Western Red Cedar
Color/Appearance: Western Redcedar is typically reddish to pinkish brown, often with random streaks and bands of darker red/brown areas.
Grain/Texture: Has a straight grain and a medium to coarse texture.
Endgrain: Resin canals absent; earlywood to latewood transition usually abrupt (or gradual if growth rings are widely spaced), color contrast medium-high; tracheid diameter medium to medium-large.
Rot Resistance: Western Redcedar has been rated as durable to very durable in regard to decay resistance, though it is not resistant to insect attack.
Workability: Easy to work with both hand or machine tools, though it dents and scratches very easily due to its softness. Glues and finishes well, though as is the case with most softwoods with closed pores, even staining can be a challenge.

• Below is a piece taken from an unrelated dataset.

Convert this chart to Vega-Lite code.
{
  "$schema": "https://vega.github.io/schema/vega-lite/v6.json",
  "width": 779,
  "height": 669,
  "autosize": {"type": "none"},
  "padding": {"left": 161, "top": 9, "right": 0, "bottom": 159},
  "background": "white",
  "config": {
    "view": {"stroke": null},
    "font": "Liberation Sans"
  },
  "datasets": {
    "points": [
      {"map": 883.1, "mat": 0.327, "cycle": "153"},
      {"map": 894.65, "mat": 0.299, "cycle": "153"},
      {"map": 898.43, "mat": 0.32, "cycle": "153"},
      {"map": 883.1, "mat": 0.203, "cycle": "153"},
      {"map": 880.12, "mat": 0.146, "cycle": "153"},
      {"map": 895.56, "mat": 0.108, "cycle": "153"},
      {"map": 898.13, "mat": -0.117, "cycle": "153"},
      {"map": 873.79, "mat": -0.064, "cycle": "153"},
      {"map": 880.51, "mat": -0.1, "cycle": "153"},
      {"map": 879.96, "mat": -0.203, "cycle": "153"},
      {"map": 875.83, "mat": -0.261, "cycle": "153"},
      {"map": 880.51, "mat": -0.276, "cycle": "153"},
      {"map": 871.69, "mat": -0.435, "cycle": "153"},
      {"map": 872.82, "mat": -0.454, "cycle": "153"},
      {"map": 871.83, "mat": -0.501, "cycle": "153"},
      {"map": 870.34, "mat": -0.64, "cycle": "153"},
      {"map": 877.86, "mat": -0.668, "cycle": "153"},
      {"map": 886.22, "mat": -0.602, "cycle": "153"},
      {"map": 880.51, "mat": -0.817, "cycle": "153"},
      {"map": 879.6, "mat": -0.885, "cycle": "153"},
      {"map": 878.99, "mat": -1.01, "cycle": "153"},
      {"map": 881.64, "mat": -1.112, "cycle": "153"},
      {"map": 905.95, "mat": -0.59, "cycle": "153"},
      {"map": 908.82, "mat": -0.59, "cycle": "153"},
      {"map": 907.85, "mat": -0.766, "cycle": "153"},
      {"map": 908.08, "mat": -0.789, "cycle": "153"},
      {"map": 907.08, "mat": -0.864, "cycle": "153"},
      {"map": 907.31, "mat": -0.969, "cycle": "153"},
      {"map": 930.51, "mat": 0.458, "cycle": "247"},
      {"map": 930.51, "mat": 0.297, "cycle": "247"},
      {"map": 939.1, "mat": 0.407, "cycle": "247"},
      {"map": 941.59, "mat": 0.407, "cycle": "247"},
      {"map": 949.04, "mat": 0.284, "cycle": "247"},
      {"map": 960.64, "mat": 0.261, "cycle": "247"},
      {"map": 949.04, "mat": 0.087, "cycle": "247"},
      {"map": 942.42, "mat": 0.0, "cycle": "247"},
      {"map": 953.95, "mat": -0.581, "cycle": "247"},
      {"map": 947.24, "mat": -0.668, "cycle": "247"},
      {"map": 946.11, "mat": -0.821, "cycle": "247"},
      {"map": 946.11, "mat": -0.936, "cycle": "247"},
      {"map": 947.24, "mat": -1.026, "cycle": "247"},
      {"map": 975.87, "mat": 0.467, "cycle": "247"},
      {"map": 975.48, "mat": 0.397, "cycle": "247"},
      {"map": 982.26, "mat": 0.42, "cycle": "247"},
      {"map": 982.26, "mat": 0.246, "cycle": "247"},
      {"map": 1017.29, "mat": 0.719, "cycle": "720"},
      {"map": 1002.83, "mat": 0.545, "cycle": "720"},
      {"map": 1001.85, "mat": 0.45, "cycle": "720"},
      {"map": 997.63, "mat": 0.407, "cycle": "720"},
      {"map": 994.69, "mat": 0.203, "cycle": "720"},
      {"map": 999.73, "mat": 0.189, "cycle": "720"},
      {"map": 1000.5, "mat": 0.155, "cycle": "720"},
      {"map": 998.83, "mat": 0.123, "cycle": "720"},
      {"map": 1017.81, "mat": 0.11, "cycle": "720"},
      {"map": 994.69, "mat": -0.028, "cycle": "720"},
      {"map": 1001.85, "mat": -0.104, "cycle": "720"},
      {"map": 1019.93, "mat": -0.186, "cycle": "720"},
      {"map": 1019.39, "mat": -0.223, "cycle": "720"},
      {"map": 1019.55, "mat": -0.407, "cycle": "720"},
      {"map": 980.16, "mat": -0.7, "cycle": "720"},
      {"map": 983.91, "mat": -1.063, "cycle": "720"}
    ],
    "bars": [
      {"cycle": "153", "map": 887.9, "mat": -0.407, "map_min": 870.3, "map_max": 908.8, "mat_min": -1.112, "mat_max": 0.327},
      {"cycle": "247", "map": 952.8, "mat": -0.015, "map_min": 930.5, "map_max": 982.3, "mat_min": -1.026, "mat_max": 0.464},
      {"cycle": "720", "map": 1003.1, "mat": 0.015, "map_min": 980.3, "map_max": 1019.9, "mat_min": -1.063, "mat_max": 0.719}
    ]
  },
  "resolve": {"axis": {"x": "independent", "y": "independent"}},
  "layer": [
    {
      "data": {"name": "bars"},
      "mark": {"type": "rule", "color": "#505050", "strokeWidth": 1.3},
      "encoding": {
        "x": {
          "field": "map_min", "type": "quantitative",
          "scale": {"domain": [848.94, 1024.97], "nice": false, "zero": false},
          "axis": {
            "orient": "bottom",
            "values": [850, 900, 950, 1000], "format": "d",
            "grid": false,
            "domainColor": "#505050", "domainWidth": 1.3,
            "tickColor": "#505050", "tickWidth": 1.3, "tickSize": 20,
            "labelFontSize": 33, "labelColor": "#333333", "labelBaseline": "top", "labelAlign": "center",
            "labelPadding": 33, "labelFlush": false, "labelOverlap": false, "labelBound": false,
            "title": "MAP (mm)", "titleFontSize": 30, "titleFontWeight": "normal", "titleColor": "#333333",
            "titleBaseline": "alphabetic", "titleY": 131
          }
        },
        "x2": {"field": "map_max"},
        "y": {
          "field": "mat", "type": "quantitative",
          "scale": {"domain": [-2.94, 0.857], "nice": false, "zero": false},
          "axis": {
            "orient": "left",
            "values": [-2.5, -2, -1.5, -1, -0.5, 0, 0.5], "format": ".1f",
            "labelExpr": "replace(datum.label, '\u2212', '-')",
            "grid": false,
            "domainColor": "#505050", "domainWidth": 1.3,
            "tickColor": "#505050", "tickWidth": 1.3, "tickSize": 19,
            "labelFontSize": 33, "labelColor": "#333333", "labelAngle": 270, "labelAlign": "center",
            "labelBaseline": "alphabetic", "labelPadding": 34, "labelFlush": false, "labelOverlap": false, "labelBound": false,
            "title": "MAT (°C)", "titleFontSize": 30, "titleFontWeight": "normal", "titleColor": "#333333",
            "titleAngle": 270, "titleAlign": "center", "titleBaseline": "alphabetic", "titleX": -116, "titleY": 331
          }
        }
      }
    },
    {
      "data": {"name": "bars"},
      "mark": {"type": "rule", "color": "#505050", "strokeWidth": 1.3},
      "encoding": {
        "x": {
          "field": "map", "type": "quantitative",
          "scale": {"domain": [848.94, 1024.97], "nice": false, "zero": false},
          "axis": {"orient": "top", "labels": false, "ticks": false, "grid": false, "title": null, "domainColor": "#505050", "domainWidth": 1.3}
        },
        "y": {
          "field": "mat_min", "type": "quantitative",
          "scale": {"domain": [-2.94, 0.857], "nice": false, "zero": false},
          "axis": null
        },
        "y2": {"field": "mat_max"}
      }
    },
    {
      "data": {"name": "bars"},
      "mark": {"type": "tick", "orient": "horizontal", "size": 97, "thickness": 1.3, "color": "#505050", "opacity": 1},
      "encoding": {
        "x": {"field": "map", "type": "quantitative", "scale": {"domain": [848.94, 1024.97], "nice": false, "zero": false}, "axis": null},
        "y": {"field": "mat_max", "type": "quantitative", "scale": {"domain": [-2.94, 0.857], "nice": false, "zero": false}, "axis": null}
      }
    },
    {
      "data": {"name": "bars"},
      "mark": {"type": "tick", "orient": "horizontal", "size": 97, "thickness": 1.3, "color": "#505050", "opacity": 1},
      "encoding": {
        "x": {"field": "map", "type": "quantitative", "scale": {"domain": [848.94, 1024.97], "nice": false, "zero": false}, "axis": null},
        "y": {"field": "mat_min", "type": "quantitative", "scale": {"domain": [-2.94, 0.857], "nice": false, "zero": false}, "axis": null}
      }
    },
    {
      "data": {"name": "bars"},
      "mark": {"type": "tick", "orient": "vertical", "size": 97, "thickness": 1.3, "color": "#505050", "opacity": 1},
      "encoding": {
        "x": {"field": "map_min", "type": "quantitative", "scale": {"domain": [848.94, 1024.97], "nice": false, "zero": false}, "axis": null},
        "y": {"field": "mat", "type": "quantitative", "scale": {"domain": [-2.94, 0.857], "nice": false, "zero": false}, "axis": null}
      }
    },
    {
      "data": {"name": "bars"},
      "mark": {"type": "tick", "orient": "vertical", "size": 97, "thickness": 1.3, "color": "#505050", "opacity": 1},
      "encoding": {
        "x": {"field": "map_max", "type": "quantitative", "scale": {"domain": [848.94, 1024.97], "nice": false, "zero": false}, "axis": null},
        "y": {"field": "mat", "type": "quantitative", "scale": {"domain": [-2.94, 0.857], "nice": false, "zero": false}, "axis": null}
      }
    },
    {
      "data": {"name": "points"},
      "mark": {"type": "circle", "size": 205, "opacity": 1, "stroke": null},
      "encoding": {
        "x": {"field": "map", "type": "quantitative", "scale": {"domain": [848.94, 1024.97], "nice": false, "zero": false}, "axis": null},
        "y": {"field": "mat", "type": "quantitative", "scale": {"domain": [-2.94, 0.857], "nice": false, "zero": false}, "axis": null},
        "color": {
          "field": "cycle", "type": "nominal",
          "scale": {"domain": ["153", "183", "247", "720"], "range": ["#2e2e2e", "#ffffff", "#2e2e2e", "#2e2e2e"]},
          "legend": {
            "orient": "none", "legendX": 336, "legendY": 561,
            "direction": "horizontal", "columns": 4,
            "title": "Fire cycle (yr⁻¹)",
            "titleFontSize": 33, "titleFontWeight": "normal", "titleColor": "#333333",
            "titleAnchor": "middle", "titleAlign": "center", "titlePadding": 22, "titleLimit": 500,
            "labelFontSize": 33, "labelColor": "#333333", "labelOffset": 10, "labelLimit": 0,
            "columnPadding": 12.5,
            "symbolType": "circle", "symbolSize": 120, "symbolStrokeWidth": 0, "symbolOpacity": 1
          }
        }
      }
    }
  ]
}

Odor: Western Redcedar has a strong, aromatic scent when being worked.
Sustainability: This wood species is not listed in the CITES Appendices, and is reported by the IUCN as being a species of least concern.
Common Uses: Shingles, exterior siding and lumber, boatbuilding, boxes, crates, and musical instruments.
Comments: Western Redcedar is a commercially important lumber, used in a number of applications ranging from rough-sawn lumber for use in home construction to clear quartersawn material for classical guitar soundboards.